The great walls allow for a gigantic tapestry map, the Sheldon Tapestry, to unfurl its secrets and vivid colours which form an unrivalled representation of the Midland counties of England, including Oxfordshire, at the start of modern cartography around the time of the Spanish Armada. The library has not been able to display all the pieces of this tapestry before simply because there was no space.

From the opening this week until September, the inaugural exhibition called Marks of Genius features Shakespeare’s First Folio and Newton’s great philosophical treatise.

But like so much of Oxford where there is usually more than meets the eye, the new Weston Library of the Bodleian has its secrets.

I was lucky to be offered the grand tour behind the scenes where you have to keep your voice down and tip-toe around so you don’t disturb the scholars.

The high point was the rooftop terrace. After some fiddling for keys and the clank of the lock, a door to the walkway opened and the dreaming spires of Oxford seemed to wake up. We were standing in the middle of this magnificent maze and it felt like we could almost reach out and stroke their little points.
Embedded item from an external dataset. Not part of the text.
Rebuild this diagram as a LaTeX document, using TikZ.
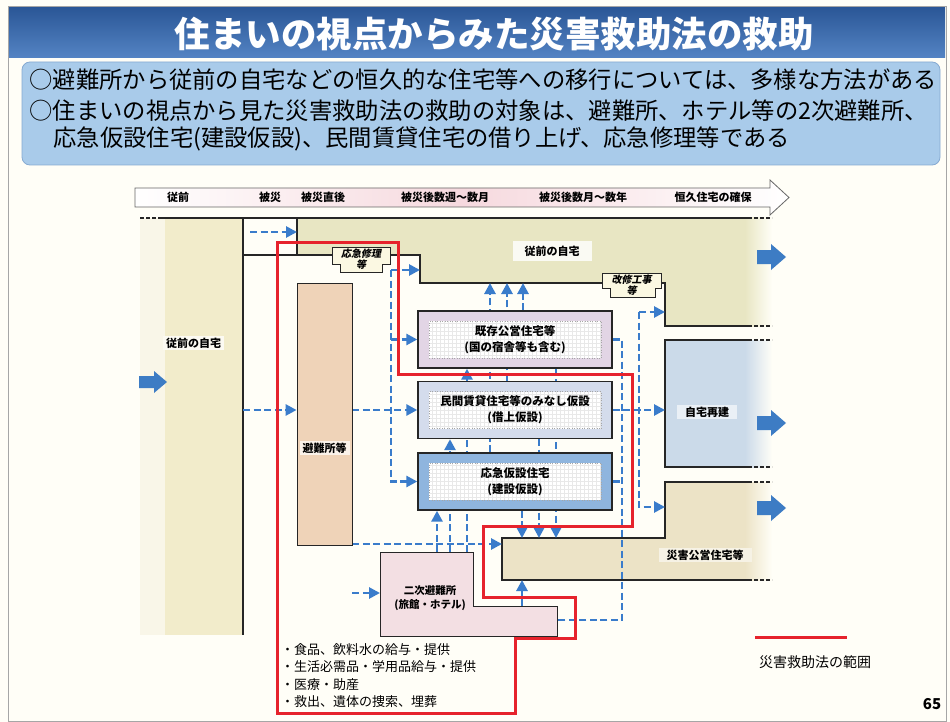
\documentclass[tikz,border=0pt]{standalone}
\usepackage{fontspec}
\setmainfont{Noto Sans CJK JP}
\newfontfamily\slantfont{Noto Sans CJK JP}[FakeSlant=0.2]
\usetikzlibrary{arrows.meta}

\pgfdeclarelayer{regions}
\pgfdeclarelayer{flows}
\pgfsetlayers{regions,flows,main}

\definecolor{pagebg}{HTML}{FFFEF7}
\definecolor{titletop}{HTML}{2B5797}
\definecolor{titlebot}{HTML}{5484C4}
\definecolor{subfill}{HTML}{A9CBEA}
\definecolor{subline}{HTML}{86AAD2}
\definecolor{tlpink}{HTML}{F6D9DE}
\definecolor{cream}{HTML}{F2ECCB}
\definecolor{olive}{HTML}{E8E6C3}
\definecolor{peach}{HTML}{EFD3B8}
\definecolor{kizonfill}{HTML}{E2D5E5}
\definecolor{minkanfill}{HTML}{D4DCEC}
\definecolor{oukyufill}{HTML}{8FB5DE}
\definecolor{rebuildfill}{HTML}{CBDAE9}
\definecolor{koeifill}{HTML}{ECE3C6}
\definecolor{nijifill}{HTML}{F3DFE3}
\definecolor{flowblue}{HTML}{3A7CCB}
\definecolor{bigblue}{HTML}{3D7CC4}
\definecolor{lawred}{HTML}{E6232C}
\definecolor{boxline}{HTML}{262626}
\definecolor{scrollfill}{HTML}{FBF8E2}

\begin{document}
\begin{tikzpicture}[x=1pt, y=-1pt,
    edge/.style={draw=boxline, line width=1.2pt},
    edgeend/.style={draw=boxline, line width=1.2pt, dash pattern=on 4pt off 2pt},
    flowline/.style={draw=flowblue, line width=2.7pt, dash pattern=on 7pt off 3.5pt},
    flow/.style={flowline, -{Triangle[length=11pt,width=11pt]}},
    box/.style={draw=boxline, line width=1.4pt, minimum width=194pt, minimum height=57pt,
      inner sep=0pt, align=center, font=\fontsize{11.5}{16}\selectfont\bfseries,
      path picture={
        \path ([xshift=11pt,yshift=10pt]path picture bounding box.south west) coordinate (in1)
              ([xshift=-11pt,yshift=-10pt]path picture bounding box.north east) coordinate (in2);
        \fill[white] (in1) rectangle (in2);
        \draw[gray!18, line width=0.25pt, step=4pt] (in1) grid (in2);
        \draw[gray!70, dotted, line width=0.5pt] (in1) rectangle (in2);
      }},
    tag/.style={inner xsep=3pt, inner ysep=2pt, font=\fontsize{11}{13}\selectfont\bfseries},
    tlabel/.style={font=\fontsize{11}{12}\selectfont\bfseries},
    scroll/.style={draw=boxline, line width=0.7pt, fill=scrollfill},
    lawline/.style={draw=lawred, line width=3pt}]
\useasboundingbox (0,0) rectangle (950,722);

\begin{pgfonlayer}{regions}
\fill[pagebg] (0,0) rectangle (950,722);
\draw[gray!70, line width=0.8pt] (8,6) rectangle (946,721);

% regions
\fill[cream!45] (140,218) rectangle (165,635);
\fill[cream] (165,218) rectangle (243,635);
\fill[olive] (297,218) -- (745,218) -- (745,326) -- (665,326) -- (665,283) -- (420,283) -- (420,255) -- (297,255) -- cycle;
\shade[left color=olive, right color=pagebg] (745,218) rectangle (772,326);
\fill[rebuildfill] (665,340) rectangle (745,467);
\shade[left color=rebuildfill, right color=pagebg] (745,340) rectangle (772,467);
\fill[koeifill] (502,538) -- (665,538) -- (665,482) -- (745,482) -- (745,580) -- (502,580) -- cycle;
\shade[left color=koeifill, right color=pagebg] (745,482) rectangle (772,580);

\draw[edge] (160,218) -- (748,218);
\draw[edgeend] (140,218) -- (160,218) (748,218) -- (772,218);
\draw[edge] (243,218) -- (243,635);
\draw[edge] (297,218) -- (297,255);
\draw[edge] (243,255) -- (420,255) -- (420,283) -- (665,283) -- (665,326) -- (748,326);
\draw[edgeend] (748,326) -- (772,326);
\draw[edge] (748,340) -- (665,340) -- (665,467) -- (748,467);
\draw[edgeend] (748,340) -- (772,340) (748,467) -- (772,467);
\draw[edge] (748,482) -- (665,482) -- (665,538) -- (502,538) -- (502,580) -- (748,580);
\draw[edgeend] (748,482) -- (772,482) (748,580) -- (772,580);
\end{pgfonlayer}

% title
\shade[top color=titletop, bottom color=titlebot] (9,8) rectangle (945,58);
\node[text=white, font=\fontsize{35.5}{36}\selectfont\bfseries] (title) at (494,34) {住まいの視点からみた災害救助法の救助};

% lead text
\draw[draw=subline, fill=subfill, rounded corners=8pt, line width=0.8pt] (22,62) rectangle (940,165);
\node[anchor=west, font=\fontsize{23.3}{24}\selectfont] (lead1) at (26,80) {○避難所から従前の自宅などの恒久的な住宅等への移行については、多様な方法がある};
\node[anchor=west, font=\fontsize{23.3}{24}\selectfont] (lead2) at (26,111) {○住まいの視点から見た災害救助法の救助の対象は、避難所、ホテル等の2次避難所、};
\node[anchor=west, font=\fontsize{23.3}{24}\selectfont] (lead3) at (50,139) {応急仮設住宅(建設仮設)、民間賃貸住宅の借り上げ、応急修理等である};

% time line
\shadedraw[left color=white, right color=white, middle color=tlpink, draw=gray!80!black, line width=0.8pt]
  (135,188) -- (770,188) -- (770,180) -- (789,197.5) -- (770,215) -- (770,207) -- (135,207) -- cycle;
\node[tlabel] (tl1) at (178,197.5) {従前};
\node[tlabel] (tl2) at (270,197.5) {被災};
\node[tlabel] (tl3) at (323,197.5) {被災直後};
\node[tlabel] (tl4) at (445,197.5) {被災後数週～数月};
\node[tlabel] (tl5) at (583,197.5) {被災後数月～数年};
\node[tlabel] (tl6) at (713,197.5) {恒久住宅の確保};

% connector ends on the regions
\coordinate (cellL) at (250,232);
\coordinate (homeL) at (297,232);
\coordinate (colR) at (243,410);
\coordinate (bus1) at (391,270);
\coordinate (homeStep) at (420,270);
\coordinate (homeB) at (540,283);
\coordinate (koeiL) at (502,544);
\coordinate (koeiT) at (560,538);
\coordinate (koeiB) at (522,580);
\coordinate (nijiW) at (380,593);
\coordinate (nijiT1) at (437,552);
\coordinate (nijiT2) at (450,552);
\coordinate (nijiT3) at (467,552);
\coordinate (nijiStep) at (522,606);
\coordinate (nijiE) at (557,620);
\coordinate (busB) at (622,620);
\coordinate (busC) at (639,312);
\coordinate (homeR) at (665,312);
\coordinate (rebuildL) at (665,410);
\coordinate (koeiR) at (665,507);

% boxes
\node[draw=boxline, line width=0.8pt, fill=peach, minimum width=55pt, minimum height=262pt, inner sep=0pt] (shelter) at (324.5,414) {};
\node[box, fill=kizonfill] (kizon) at (515,339.5) {既存公営住宅等\\(国の宿舎等も含む)};
\node[box, fill=minkanfill] (minkan) at (515,410) {民間賃貸住宅等のみなし仮設\\(借上仮設)};
\node[box, fill=oukyufill] (oukyu) at (515,481.5) {応急仮設住宅\\(建設仮設)};
\draw[edge, line width=0.8pt, fill=nijifill] (380,552) -- (473,552) -- (473,606) -- (557,606) -- (557,636) -- (380,636) -- cycle;

% flows
\begin{pgfonlayer}{flows}
\draw[flow] (cellL) -- (homeL);
\draw[flow] (colR) -- (colR -| shelter.west);
\draw[flow] (shelter.east |- minkan.west) -- (minkan.west);
\draw[flow] (bus1) -- (homeStep);
\draw[flow] (bus1) -- (bus1 |- oukyu.west) -- (oukyu.west);
\draw[flow] (bus1 |- kizon.west) -- (kizon.west);
\draw[flow] (shelter.east |- koeiL) -- (koeiL);
\draw[flow] (shelter.east |- nijiW) -- (nijiW);
\draw[flow] (nijiT1) -- (nijiT1 |- oukyu.south);
\draw[flow] (nijiT2) -- (nijiT2 |- minkan.south);
\draw[flow] (nijiT3) -- (nijiT3 |- kizon.south);
\draw[flow] ([xshift=-25pt]oukyu.north) -- ([xshift=-25pt]oukyu.north |- homeB);
\draw[flow] ([xshift=-8pt]minkan.north) -- ([xshift=-8pt]minkan.north |- homeB);
\draw[flow] ([xshift=8pt]kizon.north) -- ([xshift=8pt]kizon.north |- homeB);
\draw[flow] ([xshift=7pt]oukyu.south) -- ([xshift=7pt]oukyu.south |- koeiT);
\draw[flow] ([xshift=24pt]minkan.south) -- ([xshift=24pt]minkan.south |- koeiT);
\draw[flow] ([xshift=41pt]kizon.south) -- ([xshift=41pt]kizon.south |- koeiT);
\draw[flow] (nijiStep) -- (koeiB);
\draw[flowline] (kizon.east) -| (busB) -- (nijiE);
\draw[flowline] (oukyu.east) -- (oukyu.east -| busB);
\draw[flow] (minkan.east) -- (rebuildL);
\draw[flow] (busC) -- (homeR);
\draw[flow] (busC) |- (koeiR);
\end{pgfonlayer}

% labels
\node[tag, anchor=west, fill=white!75!cream] (before) at (163,343) {従前の自宅};
\node[tag, fill=white!80!olive, inner xsep=12pt, inner ysep=5pt] (prevhome) at (552,251) {従前の自宅};
\node[tag, fill=white!70!peach] (shelterlbl) at (324.5,448) {避難所等};
\node[tag, fill=white!60!rebuildfill, inner xsep=8pt] (rebuild) at (707,412) {自宅再建};
\node[tag, fill=white!55!koeifill, inner xsep=8pt] (koei) at (705,555) {災害公営住宅等};
\node[tag, align=center, font=\fontsize{10.5}{14}\selectfont\bfseries] (niji) at (430,598) {二次避難所\\(旅館・ホテル)};

% scroll labels
\draw[scroll] (332,247) -- (390,247) -- (390,264) -- (382,264) -- (382,272) -- (340,272) -- (340,264) -- (332,264) -- cycle;
\node[align=center, inner sep=0pt, font=\fontsize{10}{11}\selectfont\slantfont\bfseries] (repair) at (361,259.5) {応急修理\\等};
\draw[scroll] (602,273) -- (661,273) -- (661,288) -- (655,288) -- (655,297) -- (610,297) -- (610,288) -- (602,288) -- cycle;
\node[align=center, inner sep=0pt, font=\fontsize{10}{11}\selectfont\slantfont\bfseries] (renov) at (631.5,285) {改修工事\\等};

% big arrows
\fill[bigblue] (139,376) -- (154,376) -- (154,371) -- (167,382) -- (154,393) -- (154,388) -- (139,388) -- cycle;
\foreach \yy in {257,423,508}
  \fill[bigblue] (757,\yy-7) -- (771,\yy-7) -- (771,\yy-13) -- (786,\yy) -- (771,\yy+13) -- (771,\yy+7) -- (757,\yy+7) -- cycle;

% scope of the law
\draw[lawline] (277,242) -- (398,242) -- (398,374) -- (632,374) -- (632,526) -- (483,526) -- (483,597)
  -- (575,597) -- (575,638) -- (515,638) -- (515,713) -- (277,713) -- cycle;
\node[anchor=north west, align=left, inner sep=0pt, font=\fontsize{13}{17.5}\selectfont] (aid) at (281,643)
  {・食品、飲料水の給与・提供\\・生活必需品・学用品給与・提供\\・医療・助産\\・救出、遺体の捜索、埋葬};

% legend
\draw[lawline] (755,637) -- (847,637);
\node[font=\fontsize{14}{15}\selectfont] (legend) at (815,662) {災害救助法の範囲};
\node[font=\fontsize{15}{16}\selectfont\bfseries] (pageno) at (932,704) {65};
\end{tikzpicture}
\end{document}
The Sheldonian Theatre was straight ahead with the Radcliffe Camera and Divinity School directly behind that. Tom Tower stood out in the distance at Christ Church. St Mary the Virgin spire and Magdalen Tower were at the edges of the vista and Trinity and Balliol colleges were next door.
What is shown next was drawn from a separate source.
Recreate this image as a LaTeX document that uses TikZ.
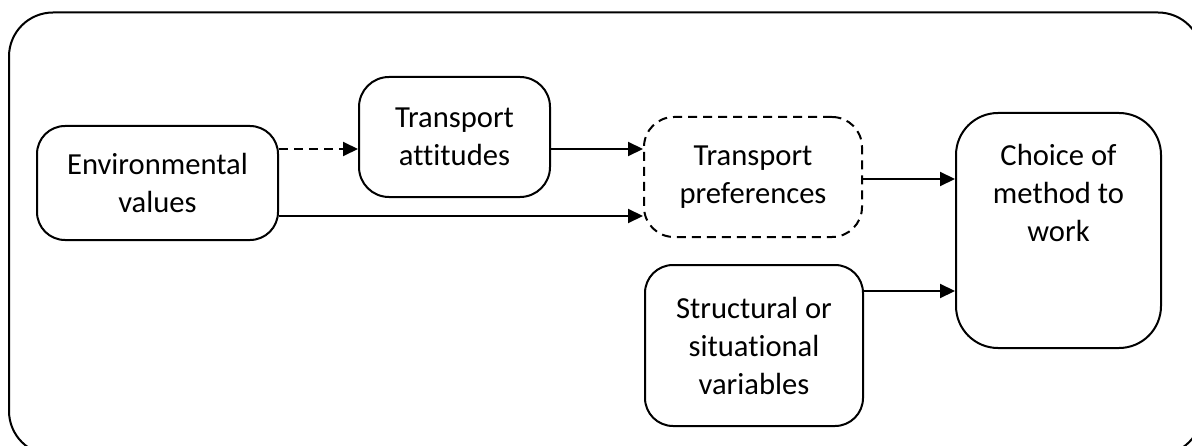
\documentclass[tikz,border=0pt]{standalone}
\usepackage{fontspec}
\setmainfont{Carlito}[Ligatures=NoCommon]
\usetikzlibrary{arrows.meta}

\begin{document}
\begin{tikzpicture}[x=0.5pt, y=0.5pt,
    box/.style={draw, line width=1pt, rounded corners=14pt, align=center,
      inner sep=0pt, font=\fontsize{15.3}{19}\selectfont},
    arr/.style={line width=1pt, -{Triangle[length=7.5pt, width=7pt]}},
    dashline/.style={dash pattern=on 4.5pt off 3pt}]
    % Frame
    \useasboundingbox (0,0) rectangle (1192,445);
    \clip (0,0) rectangle (1192,445);
    \draw[line width=1pt, rounded corners=22pt] (9,-10) rectangle (1202,432.5);

    % Boxes
    \node[box, minimum width=120.5pt, minimum height=57pt] (env) at (157.5,262) {Environmental\\values};
    \node[box, rounded corners=15pt, minimum width=95.5pt, minimum height=60pt] (att) at (454.5,308) {Transport\\attitudes};
    \node[box, dashline, rounded corners=15pt, minimum width=109pt, minimum height=60pt] (pref) at (753,268) {Transport\\preferences};
    \node[box, minimum width=109pt, minimum height=80.5pt] (struct) at (754,99.5) {Structural or\\situational\\variables};
    \node[box, rounded corners=21pt, minimum width=102.5pt, minimum height=117.5pt] (choice) at (1058.5,214.5) {};
    \node[anchor=north, align=center, inner sep=0pt, font=\fontsize{15.3}{19}\selectfont]
      (choicetext) at ([yshift=-16pt]choice.north) {Choice of\\method to\\work};

    % Arrows
    \draw[arr, dashline] ([yshift=17pt]env.east) -- ([yshift=-6pt]att.west);
    \draw[arr] ([yshift=-6pt]att.east) -- ([yshift=14pt]pref.west);
    \draw[arr] ([yshift=-16.5pt]env.east) -- ([yshift=-19.5pt]pref.west);
    \draw[arr] ([yshift=-1pt]pref.east) -- ([yshift=25.75pt]choice.west);
    \draw[arr] ([yshift=27.25pt]struct.east) -- ([yshift=-30.25pt]choice.west);
\end{tikzpicture}
\end{document}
It was almost an attack on the eyes but this unexpected opportunity raised some question: whose Oxford is this anyway? Will the people who work in the Cowley car plant ever see this?

Possibly, because the German ambassador takes a keen interest in the BMW plant and could arrange for that.
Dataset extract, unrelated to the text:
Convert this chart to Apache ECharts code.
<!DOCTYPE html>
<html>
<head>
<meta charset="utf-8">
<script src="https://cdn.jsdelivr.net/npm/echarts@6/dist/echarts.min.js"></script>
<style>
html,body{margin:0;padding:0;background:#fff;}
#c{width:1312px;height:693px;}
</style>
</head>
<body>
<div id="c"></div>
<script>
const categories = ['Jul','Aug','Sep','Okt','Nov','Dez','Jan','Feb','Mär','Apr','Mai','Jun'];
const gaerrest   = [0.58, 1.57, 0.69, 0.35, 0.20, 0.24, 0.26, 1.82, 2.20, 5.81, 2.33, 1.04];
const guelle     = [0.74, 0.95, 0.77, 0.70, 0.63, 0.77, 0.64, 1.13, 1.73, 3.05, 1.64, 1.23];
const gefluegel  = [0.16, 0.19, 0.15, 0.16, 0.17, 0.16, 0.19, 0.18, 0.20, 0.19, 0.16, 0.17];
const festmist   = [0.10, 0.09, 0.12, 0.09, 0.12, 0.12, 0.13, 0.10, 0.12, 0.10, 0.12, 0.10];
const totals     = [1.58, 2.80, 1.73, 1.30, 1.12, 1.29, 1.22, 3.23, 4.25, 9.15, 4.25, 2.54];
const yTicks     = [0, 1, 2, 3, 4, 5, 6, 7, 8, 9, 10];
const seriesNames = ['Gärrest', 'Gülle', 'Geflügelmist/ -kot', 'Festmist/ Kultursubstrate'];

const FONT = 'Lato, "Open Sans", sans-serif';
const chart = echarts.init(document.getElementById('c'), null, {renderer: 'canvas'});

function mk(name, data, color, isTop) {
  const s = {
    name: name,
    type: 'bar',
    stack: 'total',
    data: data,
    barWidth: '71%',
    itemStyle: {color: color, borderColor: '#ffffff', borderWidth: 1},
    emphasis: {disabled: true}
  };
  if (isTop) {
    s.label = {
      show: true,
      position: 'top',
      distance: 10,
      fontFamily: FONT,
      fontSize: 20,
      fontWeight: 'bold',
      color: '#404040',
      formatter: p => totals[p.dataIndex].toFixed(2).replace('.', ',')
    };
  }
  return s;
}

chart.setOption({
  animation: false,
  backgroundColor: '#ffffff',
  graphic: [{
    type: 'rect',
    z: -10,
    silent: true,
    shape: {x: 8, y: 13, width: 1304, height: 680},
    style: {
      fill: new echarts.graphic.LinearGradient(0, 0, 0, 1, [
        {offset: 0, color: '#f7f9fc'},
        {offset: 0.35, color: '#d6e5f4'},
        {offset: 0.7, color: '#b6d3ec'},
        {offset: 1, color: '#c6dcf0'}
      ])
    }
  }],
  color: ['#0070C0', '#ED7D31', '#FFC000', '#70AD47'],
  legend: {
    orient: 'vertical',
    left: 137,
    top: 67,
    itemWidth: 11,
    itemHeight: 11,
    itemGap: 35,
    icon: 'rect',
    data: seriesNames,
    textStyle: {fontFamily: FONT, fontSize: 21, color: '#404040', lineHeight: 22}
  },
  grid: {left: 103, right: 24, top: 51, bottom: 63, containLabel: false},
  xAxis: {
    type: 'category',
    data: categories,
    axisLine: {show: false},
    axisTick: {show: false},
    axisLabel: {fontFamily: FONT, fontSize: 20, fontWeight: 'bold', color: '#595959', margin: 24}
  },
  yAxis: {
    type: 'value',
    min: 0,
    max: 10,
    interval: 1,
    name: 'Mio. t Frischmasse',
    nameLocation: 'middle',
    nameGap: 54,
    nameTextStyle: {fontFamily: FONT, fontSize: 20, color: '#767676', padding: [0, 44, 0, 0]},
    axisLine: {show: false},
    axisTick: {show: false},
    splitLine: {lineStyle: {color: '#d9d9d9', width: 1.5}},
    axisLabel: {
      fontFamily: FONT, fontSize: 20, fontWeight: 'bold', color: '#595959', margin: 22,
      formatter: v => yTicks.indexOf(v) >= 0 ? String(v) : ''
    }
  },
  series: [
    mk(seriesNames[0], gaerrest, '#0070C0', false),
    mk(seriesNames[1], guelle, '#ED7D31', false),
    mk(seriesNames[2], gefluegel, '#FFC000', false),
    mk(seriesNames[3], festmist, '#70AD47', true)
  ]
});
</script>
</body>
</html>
But what about the poorer relations of Oxford who don’t have an ambassador or who aren’t journalists or Friends of the Bodleian? Will they ever see this extraordinary view? I hope so.

The second gem is the John Henry Brookes Building. At the inauguration last Friday, former Oxford Brookes University Chancellor Baroness Helena Kennedy was standing under a towering artwork of hundreds of blue glass shapes, each hung separately from the ceiling.

She used the art to sum up the building. “I’ve discovered the name of this glass installation is ‘Resounding’. We often use that word in association with excellence; and that is exactly what this building is – a resounding success.”

Even though the former vicechancellor Janet Beer said she and her senior management team had serious reservations about whether anyone would use the space and whether it would become a white elephant, it was a success from the minute the doors opened.

Hordes of students and Headington residents swarmed in and colonised the area. At certain times of the day it’s hard to move because of all the schoolchildren who gather.

The architects told me they wanted to create a beating heart for the campus and this area throbs with activity.

They also created corridors that are generous, and wide meeting places so people can stop and talk to each other about what happened in the pub last night or what’s happening in Gaza or on their course.

The rewards for this effort have come rolling in with four Royal Institute of British Architect (RIBA) awards, including regional Sustainability Award and national Award for Building of the Year.

The judges caught the spirit of the place: “The project is simply brilliant.

The new elevated entrance is highly engaging, with the careful selection of complementary materials and high quality, stimulating finishes resulting in generous and well-used public areas.

“A new public route has a freeflowing, comfortable atmosphere with plenty of coffee shops, hang-out areas: It almost feels like a street.

“The space made us wish we could go back to university again.”